To begin, we must clarify just what the term ‘whale’ is referring to. In the case of cryptocurrencies, it refers to someone with a lot of money, who is in the position to buy or sell in large volumes, which can dramatically move the market.
Because, in the grand scheme of things, the cryptocurrency market is actually relatively small – it has a total market capital of approximately $350 billion – this means that there are some investors who have the ability to drastically affect the price of one cryptocurrency; such as Bitcoin.
It is important to be aware of Bitcoin Whales and how they can affect the cryptocurrency market. They are most commonly early Bitcoin adaptors who, as a result are sitting on millions in cryptocurrency. Although, it is worth noting that they could also be risk loving high net worth individuals, who may have recently discovered the cryptocurrency market, as a way of making money, or major institutional investors who are placing large bets on where the market will move to next.
When you consider that 1,000 people own 40% of all Bitcoin, you can easily see that there are some whales about, who, should they sell large chunks of their Bitcoin will cause significant damage to the overall price.
Bitcoin whales previously would trade on the largest and most liquid Bitcoin exchanges; but the market has matured and OTC brokers have started to provide services for large Bitcoin investors, in order to preserve their anonymity.
Although Bitcoin whales can have a huge impact on the Bitcoin market, where they are likely to impact the most is the altcoin market.
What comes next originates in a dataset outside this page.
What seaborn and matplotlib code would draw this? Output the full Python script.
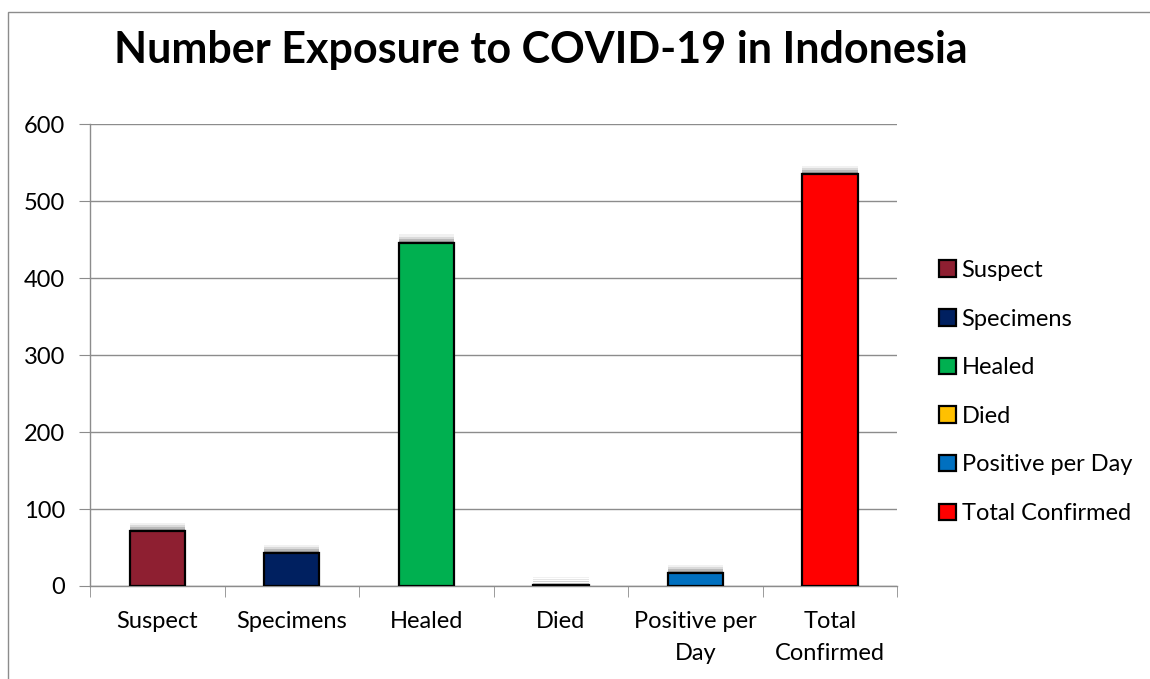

The market capitalisation is less than $100 million, so if a whale buys or sells a huge amount it could cause a huge move in the market. If you are considering investing in a smaller altcoin, it is advisable to look at the wealth distribution to help you identify possible whales.
There are some ways in which you can identify potential whales, which has become more difficult over the years, but one of the ways is to monitor the wallet addresses of the largest holders, which will help you to stay alert of any major shifts in cryptocurrency. As well as this, try monitoring order books. If there is a sudden huge order to buy or sell, it should alert you to a potential whale. You can also check any changes to a particular cryptocurrency that has not been linked to any announcement. If it is completely unexpected, it could mean that a potential whale has entered the market.
Although these are definitely something to be aware of, it should be noted that there are always whales in financial markets, and as more institutional investors enter the market, the number of whales will also increase. These don’t have to be a really bad thing though, and you will never be able to eliminate them completely, but what is important is for investors to know what they are looking out for, so they can be prepared.